_DATA RECORDS:_
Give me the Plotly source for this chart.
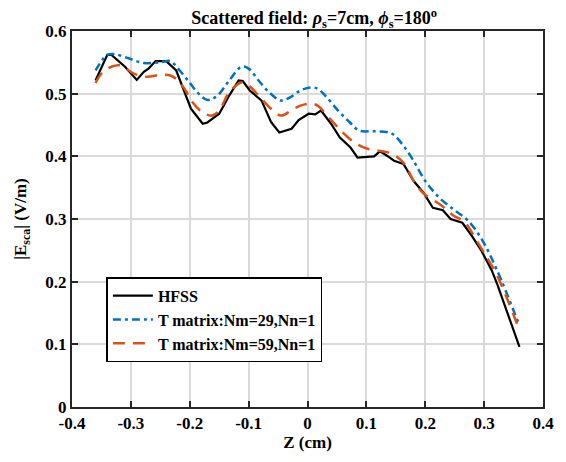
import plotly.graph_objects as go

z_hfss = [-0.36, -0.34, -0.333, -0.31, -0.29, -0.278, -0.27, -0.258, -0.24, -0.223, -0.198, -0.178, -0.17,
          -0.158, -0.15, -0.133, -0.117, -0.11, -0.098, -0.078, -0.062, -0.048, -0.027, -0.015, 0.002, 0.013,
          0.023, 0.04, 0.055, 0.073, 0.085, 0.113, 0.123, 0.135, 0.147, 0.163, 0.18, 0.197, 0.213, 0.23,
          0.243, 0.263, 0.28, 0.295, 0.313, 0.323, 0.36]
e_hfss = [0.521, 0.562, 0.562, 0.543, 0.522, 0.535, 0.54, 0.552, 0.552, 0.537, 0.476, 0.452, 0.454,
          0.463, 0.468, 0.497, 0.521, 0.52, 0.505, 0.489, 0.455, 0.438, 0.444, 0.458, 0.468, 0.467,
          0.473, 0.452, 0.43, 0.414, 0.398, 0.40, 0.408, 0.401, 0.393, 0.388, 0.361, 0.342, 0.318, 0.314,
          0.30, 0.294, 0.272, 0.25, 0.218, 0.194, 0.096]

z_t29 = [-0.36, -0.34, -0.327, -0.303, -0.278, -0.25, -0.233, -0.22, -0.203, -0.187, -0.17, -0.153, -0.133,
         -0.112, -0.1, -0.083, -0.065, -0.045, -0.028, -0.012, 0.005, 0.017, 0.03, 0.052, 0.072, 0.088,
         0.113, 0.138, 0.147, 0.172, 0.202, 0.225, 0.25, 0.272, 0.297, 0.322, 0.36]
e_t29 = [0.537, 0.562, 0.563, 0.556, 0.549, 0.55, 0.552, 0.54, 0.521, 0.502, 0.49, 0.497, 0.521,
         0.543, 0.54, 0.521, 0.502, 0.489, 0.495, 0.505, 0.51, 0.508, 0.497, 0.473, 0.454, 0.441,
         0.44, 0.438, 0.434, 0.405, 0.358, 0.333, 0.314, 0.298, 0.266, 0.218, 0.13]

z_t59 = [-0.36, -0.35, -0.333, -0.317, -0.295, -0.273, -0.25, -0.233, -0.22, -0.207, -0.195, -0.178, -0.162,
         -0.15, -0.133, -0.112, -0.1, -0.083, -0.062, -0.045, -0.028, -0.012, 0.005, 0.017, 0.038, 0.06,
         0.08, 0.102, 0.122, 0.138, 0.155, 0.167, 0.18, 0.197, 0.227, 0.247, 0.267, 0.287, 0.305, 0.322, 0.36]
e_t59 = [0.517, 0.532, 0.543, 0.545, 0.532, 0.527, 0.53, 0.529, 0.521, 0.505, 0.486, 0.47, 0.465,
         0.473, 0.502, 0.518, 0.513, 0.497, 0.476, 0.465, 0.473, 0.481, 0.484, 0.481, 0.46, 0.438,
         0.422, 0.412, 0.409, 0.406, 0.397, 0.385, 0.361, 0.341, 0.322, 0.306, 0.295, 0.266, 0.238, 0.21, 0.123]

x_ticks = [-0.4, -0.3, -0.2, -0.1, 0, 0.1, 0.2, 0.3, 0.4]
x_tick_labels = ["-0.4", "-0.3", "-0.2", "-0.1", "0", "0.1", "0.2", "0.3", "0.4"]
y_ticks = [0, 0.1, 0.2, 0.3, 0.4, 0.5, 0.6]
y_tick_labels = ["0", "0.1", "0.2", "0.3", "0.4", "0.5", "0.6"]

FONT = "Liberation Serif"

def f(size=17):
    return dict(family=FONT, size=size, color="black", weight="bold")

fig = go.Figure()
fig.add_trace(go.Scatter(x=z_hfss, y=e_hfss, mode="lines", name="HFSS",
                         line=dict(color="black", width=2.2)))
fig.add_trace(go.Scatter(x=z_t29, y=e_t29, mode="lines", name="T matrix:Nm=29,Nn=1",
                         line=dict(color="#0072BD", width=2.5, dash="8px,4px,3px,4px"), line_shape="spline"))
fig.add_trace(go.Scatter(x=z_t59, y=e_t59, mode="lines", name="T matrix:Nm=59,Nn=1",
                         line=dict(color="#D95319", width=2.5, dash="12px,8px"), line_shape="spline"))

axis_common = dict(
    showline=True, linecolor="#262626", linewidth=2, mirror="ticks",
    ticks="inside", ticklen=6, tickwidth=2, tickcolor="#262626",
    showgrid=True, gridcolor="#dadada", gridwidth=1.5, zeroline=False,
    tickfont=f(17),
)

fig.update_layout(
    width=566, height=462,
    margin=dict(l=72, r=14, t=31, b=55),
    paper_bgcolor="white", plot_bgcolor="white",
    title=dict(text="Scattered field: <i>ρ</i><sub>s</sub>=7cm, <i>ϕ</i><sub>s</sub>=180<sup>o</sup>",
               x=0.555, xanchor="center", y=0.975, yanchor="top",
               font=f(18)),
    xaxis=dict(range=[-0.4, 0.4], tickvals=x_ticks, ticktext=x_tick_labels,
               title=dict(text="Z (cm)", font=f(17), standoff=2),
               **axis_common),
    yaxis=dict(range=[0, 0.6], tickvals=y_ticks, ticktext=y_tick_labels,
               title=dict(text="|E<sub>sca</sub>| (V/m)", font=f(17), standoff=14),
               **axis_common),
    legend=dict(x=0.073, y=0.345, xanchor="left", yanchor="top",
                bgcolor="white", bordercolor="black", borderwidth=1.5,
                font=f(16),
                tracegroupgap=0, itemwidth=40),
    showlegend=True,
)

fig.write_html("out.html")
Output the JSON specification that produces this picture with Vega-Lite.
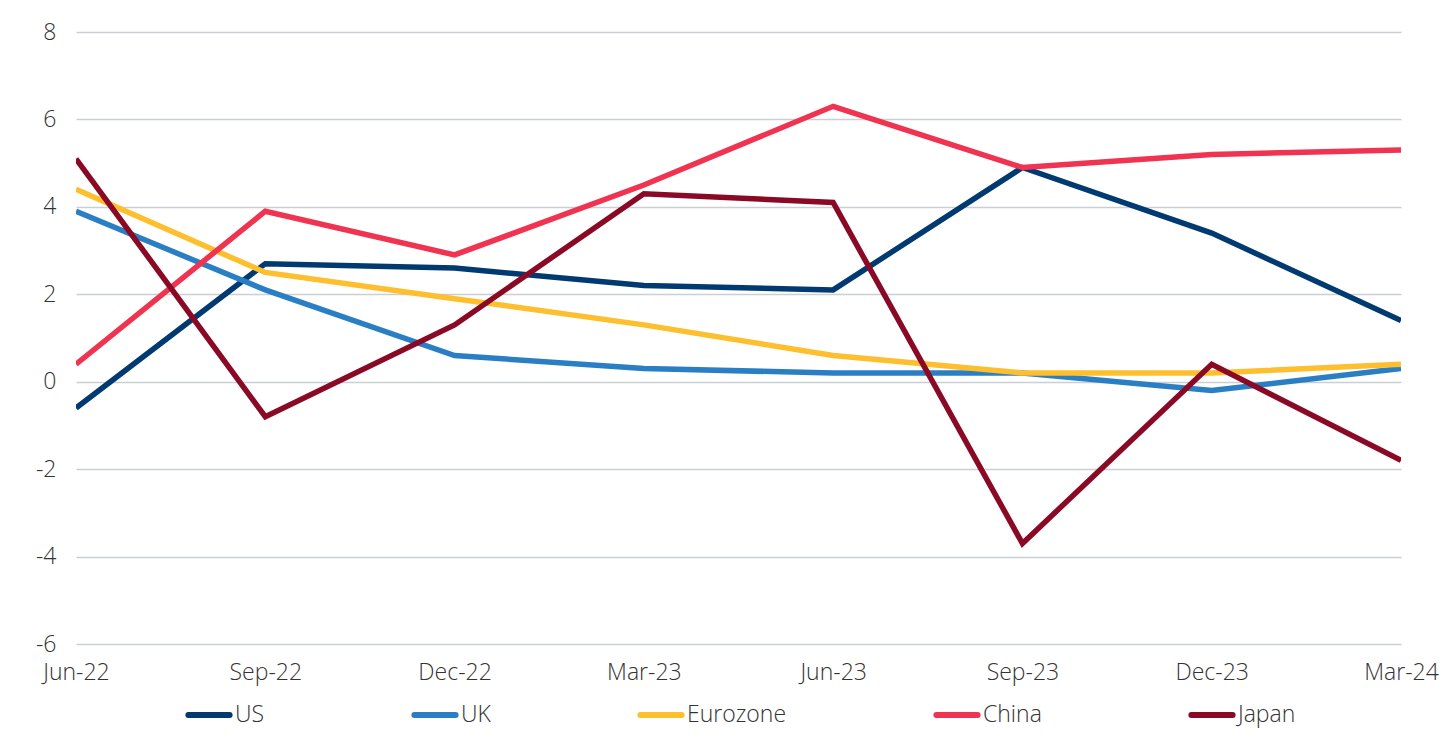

_WRITTEN PROBLEM:_ Give every record again exactly, apart from the pictures, which stay out.

_THE ANSWER:_
Give me the Plotly source for this chart.
import plotly.graph_objects as go

z_hfss = [-0.36, -0.34, -0.333, -0.31, -0.29, -0.278, -0.27, -0.258, -0.24, -0.223, -0.198, -0.178, -0.17,
          -0.158, -0.15, -0.133, -0.117, -0.11, -0.098, -0.078, -0.062, -0.048, -0.027, -0.015, 0.002, 0.013,
          0.023, 0.04, 0.055, 0.073, 0.085, 0.113, 0.123, 0.135, 0.147, 0.163, 0.18, 0.197, 0.213, 0.23,
          0.243, 0.263, 0.28, 0.295, 0.313, 0.323, 0.36]
e_hfss = [0.521, 0.562, 0.562, 0.543, 0.522, 0.535, 0.54, 0.552, 0.552, 0.537, 0.476, 0.452, 0.454,
          0.463, 0.468, 0.497, 0.521, 0.52, 0.505, 0.489, 0.455, 0.438, 0.444, 0.458, 0.468, 0.467,
          0.473, 0.452, 0.43, 0.414, 0.398, 0.40, 0.408, 0.401, 0.393, 0.388, 0.361, 0.342, 0.318, 0.314,
          0.30, 0.294, 0.272, 0.25, 0.218, 0.194, 0.096]

z_t29 = [-0.36, -0.34, -0.327, -0.303, -0.278, -0.25, -0.233, -0.22, -0.203, -0.187, -0.17, -0.153, -0.133,
         -0.112, -0.1, -0.083, -0.065, -0.045, -0.028, -0.012, 0.005, 0.017, 0.03, 0.052, 0.072, 0.088,
         0.113, 0.138, 0.147, 0.172, 0.202, 0.225, 0.25, 0.272, 0.297, 0.322, 0.36]
e_t29 = [0.537, 0.562, 0.563, 0.556, 0.549, 0.55, 0.552, 0.54, 0.521, 0.502, 0.49, 0.497, 0.521,
         0.543, 0.54, 0.521, 0.502, 0.489, 0.495, 0.505, 0.51, 0.508, 0.497, 0.473, 0.454, 0.441,
         0.44, 0.438, 0.434, 0.405, 0.358, 0.333, 0.314, 0.298, 0.266, 0.218, 0.13]

z_t59 = [-0.36, -0.35, -0.333, -0.317, -0.295, -0.273, -0.25, -0.233, -0.22, -0.207, -0.195, -0.178, -0.162,
         -0.15, -0.133, -0.112, -0.1, -0.083, -0.062, -0.045, -0.028, -0.012, 0.005, 0.017, 0.038, 0.06,
         0.08, 0.102, 0.122, 0.138, 0.155, 0.167, 0.18, 0.197, 0.227, 0.247, 0.267, 0.287, 0.305, 0.322, 0.36]
e_t59 = [0.517, 0.532, 0.543, 0.545, 0.532, 0.527, 0.53, 0.529, 0.521, 0.505, 0.486, 0.47, 0.465,
         0.473, 0.502, 0.518, 0.513, 0.497, 0.476, 0.465, 0.473, 0.481, 0.484, 0.481, 0.46, 0.438,
         0.422, 0.412, 0.409, 0.406, 0.397, 0.385, 0.361, 0.341, 0.322, 0.306, 0.295, 0.266, 0.238, 0.21, 0.123]

x_ticks = [-0.4, -0.3, -0.2, -0.1, 0, 0.1, 0.2, 0.3, 0.4]
x_tick_labels = ["-0.4", "-0.3", "-0.2", "-0.1", "0", "0.1", "0.2", "0.3", "0.4"]
y_ticks = [0, 0.1, 0.2, 0.3, 0.4, 0.5, 0.6]
y_tick_labels = ["0", "0.1", "0.2", "0.3", "0.4", "0.5", "0.6"]

FONT = "Liberation Serif"

def f(size=17):
    return dict(family=FONT, size=size, color="black", weight="bold")

fig = go.Figure()
fig.add_trace(go.Scatter(x=z_hfss, y=e_hfss, mode="lines", name="HFSS",
                         line=dict(color="black", width=2.2)))
fig.add_trace(go.Scatter(x=z_t29, y=e_t29, mode="lines", name="T matrix:Nm=29,Nn=1",
                         line=dict(color="#0072BD", width=2.5, dash="8px,4px,3px,4px"), line_shape="spline"))
fig.add_trace(go.Scatter(x=z_t59, y=e_t59, mode="lines", name="T matrix:Nm=59,Nn=1",
                         line=dict(color="#D95319", width=2.5, dash="12px,8px"), line_shape="spline"))

axis_common = dict(
    showline=True, linecolor="#262626", linewidth=2, mirror="ticks",
    ticks="inside", ticklen=6, tickwidth=2, tickcolor="#262626",
    showgrid=True, gridcolor="#dadada", gridwidth=1.5, zeroline=False,
    tickfont=f(17),
)

fig.update_layout(
    width=566, height=462,
    margin=dict(l=72, r=14, t=31, b=55),
    paper_bgcolor="white", plot_bgcolor="white",
    title=dict(text="Scattered field: <i>ρ</i><sub>s</sub>=7cm, <i>ϕ</i><sub>s</sub>=180<sup>o</sup>",
               x=0.555, xanchor="center", y=0.975, yanchor="top",
               font=f(18)),
    xaxis=dict(range=[-0.4, 0.4], tickvals=x_ticks, ticktext=x_tick_labels,
               title=dict(text="Z (cm)", font=f(17), standoff=2),
               **axis_common),
    yaxis=dict(range=[0, 0.6], tickvals=y_ticks, ticktext=y_tick_labels,
               title=dict(text="|E<sub>sca</sub>| (V/m)", font=f(17), standoff=14),
               **axis_common),
    legend=dict(x=0.073, y=0.345, xanchor="left", yanchor="top",
                bgcolor="white", bordercolor="black", borderwidth=1.5,
                font=f(16),
                tracegroupgap=0, itemwidth=40),
    showlegend=True,
)

fig.write_html("out.html")
Output the JSON specification that produces this picture with Vega-Lite.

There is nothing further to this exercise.